> _Given exercise_
Repeat exactly the lines of the listing below, please, starting with the first and ending with the line containing "Chart.register(...registerables);"; leave out the rest.

* BEGIN Data segment *

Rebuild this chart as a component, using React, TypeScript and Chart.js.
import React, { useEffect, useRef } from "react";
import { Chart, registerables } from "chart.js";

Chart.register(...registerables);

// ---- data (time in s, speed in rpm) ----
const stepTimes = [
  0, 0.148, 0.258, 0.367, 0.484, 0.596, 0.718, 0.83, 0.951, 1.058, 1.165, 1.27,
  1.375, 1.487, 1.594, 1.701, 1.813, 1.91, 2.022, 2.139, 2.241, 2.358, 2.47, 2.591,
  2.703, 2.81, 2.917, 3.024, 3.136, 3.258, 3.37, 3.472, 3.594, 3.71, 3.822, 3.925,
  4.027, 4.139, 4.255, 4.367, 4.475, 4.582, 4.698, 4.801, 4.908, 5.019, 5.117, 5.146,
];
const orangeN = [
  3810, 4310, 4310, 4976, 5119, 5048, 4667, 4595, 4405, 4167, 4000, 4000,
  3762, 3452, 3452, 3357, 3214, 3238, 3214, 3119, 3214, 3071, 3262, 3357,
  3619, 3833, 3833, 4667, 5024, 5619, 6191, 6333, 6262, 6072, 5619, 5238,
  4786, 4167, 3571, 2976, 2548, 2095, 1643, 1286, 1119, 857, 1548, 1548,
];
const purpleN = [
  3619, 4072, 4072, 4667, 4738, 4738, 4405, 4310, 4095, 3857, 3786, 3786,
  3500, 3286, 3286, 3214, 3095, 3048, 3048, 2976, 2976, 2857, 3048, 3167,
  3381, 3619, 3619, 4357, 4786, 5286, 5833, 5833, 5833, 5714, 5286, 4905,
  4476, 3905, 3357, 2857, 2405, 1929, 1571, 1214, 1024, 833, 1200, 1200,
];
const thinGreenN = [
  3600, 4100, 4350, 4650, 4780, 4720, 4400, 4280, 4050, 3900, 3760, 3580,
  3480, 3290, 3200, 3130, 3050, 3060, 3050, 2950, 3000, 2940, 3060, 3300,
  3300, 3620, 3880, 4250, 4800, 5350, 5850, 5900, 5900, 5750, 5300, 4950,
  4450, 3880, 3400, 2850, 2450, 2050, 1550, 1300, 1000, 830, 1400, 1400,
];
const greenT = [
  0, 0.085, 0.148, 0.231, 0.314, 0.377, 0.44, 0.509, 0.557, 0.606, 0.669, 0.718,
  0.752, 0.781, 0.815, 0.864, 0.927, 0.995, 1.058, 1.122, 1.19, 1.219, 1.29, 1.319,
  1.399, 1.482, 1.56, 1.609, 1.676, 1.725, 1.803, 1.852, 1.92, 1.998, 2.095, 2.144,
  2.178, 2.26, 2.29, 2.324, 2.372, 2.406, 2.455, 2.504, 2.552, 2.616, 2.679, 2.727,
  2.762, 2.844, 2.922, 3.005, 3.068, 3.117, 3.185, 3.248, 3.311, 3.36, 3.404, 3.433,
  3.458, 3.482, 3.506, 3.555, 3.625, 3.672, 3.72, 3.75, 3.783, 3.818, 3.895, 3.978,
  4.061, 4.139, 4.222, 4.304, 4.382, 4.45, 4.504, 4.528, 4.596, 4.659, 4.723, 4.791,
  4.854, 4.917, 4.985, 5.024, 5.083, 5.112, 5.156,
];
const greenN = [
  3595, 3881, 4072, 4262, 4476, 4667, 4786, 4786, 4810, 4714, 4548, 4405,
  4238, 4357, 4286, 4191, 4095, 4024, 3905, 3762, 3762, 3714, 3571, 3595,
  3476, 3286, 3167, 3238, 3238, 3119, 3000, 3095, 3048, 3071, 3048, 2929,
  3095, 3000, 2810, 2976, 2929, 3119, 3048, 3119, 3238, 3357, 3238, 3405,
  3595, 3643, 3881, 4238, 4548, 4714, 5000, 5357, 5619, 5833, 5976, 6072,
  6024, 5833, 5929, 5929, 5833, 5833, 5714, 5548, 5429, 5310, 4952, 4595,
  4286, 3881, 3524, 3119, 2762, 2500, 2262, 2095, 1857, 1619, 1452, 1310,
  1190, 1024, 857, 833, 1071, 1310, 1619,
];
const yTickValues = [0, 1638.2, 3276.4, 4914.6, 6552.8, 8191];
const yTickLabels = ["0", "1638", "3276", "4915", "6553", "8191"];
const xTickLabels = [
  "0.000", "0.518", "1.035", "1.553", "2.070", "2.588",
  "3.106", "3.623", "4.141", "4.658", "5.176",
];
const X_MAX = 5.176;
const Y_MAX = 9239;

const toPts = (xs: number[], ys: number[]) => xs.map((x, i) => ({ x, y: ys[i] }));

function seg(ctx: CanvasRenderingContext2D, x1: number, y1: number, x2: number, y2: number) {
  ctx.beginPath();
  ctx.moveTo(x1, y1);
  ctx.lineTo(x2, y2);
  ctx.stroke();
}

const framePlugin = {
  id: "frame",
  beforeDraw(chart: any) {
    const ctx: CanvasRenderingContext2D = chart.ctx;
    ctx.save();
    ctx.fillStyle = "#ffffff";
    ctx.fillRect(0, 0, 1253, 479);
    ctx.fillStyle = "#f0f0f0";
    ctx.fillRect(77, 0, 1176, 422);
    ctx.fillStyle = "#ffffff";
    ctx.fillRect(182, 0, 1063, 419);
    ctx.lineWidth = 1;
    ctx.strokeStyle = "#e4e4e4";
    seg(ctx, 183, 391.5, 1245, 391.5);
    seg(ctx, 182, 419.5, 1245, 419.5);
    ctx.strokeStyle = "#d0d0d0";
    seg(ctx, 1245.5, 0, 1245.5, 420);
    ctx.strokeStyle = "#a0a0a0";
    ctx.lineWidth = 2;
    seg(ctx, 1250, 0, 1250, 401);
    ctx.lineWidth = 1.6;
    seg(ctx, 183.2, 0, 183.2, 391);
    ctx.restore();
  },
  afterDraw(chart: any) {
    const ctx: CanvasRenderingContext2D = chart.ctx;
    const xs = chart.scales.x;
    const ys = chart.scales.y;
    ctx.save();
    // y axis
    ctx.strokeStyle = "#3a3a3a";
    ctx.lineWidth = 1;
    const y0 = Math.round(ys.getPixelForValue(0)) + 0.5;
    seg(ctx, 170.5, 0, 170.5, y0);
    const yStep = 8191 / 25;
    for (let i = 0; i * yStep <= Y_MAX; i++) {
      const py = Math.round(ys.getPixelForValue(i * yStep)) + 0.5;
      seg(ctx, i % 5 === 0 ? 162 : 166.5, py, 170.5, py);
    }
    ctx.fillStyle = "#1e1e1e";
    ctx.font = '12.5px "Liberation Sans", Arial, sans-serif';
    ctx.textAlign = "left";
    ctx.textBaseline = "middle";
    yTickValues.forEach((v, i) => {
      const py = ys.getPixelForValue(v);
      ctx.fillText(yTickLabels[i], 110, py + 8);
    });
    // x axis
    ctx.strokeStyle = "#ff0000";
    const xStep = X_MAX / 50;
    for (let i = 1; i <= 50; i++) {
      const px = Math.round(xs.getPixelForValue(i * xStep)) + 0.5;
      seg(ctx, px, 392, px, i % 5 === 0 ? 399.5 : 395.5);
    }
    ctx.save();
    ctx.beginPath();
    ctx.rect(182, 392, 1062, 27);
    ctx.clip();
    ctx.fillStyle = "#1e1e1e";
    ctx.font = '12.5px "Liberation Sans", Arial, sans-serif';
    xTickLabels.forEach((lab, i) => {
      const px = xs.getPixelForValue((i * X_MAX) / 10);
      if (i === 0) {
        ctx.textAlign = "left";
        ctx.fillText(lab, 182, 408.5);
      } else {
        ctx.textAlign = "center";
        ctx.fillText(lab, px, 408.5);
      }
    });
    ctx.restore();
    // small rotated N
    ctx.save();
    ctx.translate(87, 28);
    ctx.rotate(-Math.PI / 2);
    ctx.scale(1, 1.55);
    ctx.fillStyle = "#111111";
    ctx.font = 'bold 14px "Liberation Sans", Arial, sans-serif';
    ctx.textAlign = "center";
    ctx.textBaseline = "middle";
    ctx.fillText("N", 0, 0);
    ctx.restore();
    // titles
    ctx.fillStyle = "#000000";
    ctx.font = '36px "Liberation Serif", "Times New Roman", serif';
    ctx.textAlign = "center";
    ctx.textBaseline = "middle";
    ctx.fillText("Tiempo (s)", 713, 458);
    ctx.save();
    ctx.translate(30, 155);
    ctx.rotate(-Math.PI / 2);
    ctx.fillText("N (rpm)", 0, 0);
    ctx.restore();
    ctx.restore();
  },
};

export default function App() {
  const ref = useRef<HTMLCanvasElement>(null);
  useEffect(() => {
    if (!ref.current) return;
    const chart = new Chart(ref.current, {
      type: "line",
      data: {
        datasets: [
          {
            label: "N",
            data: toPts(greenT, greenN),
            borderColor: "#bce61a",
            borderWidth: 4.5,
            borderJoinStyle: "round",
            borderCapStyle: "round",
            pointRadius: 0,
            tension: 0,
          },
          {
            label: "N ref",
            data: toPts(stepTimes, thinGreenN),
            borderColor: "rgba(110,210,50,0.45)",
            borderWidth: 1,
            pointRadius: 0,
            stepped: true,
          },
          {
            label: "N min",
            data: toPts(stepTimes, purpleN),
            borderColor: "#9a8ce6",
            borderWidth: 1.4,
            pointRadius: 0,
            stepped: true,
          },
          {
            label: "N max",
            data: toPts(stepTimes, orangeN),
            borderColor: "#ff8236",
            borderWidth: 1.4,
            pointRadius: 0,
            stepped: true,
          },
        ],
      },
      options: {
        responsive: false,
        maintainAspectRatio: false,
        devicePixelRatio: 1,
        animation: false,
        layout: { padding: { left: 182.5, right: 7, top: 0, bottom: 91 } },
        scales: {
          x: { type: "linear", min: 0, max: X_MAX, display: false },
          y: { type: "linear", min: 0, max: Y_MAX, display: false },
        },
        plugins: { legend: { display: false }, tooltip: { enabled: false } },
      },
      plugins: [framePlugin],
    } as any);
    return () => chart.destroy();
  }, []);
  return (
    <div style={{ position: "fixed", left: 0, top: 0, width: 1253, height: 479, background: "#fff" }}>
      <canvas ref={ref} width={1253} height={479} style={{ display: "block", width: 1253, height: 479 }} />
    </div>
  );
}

* END Data segment *

> _Result for this exercise_
Rebuild this chart as a component, using React, TypeScript and Chart.js.
import React, { useEffect, useRef } from "react";
import { Chart, registerables } from "chart.js";

Chart.register(...registerables);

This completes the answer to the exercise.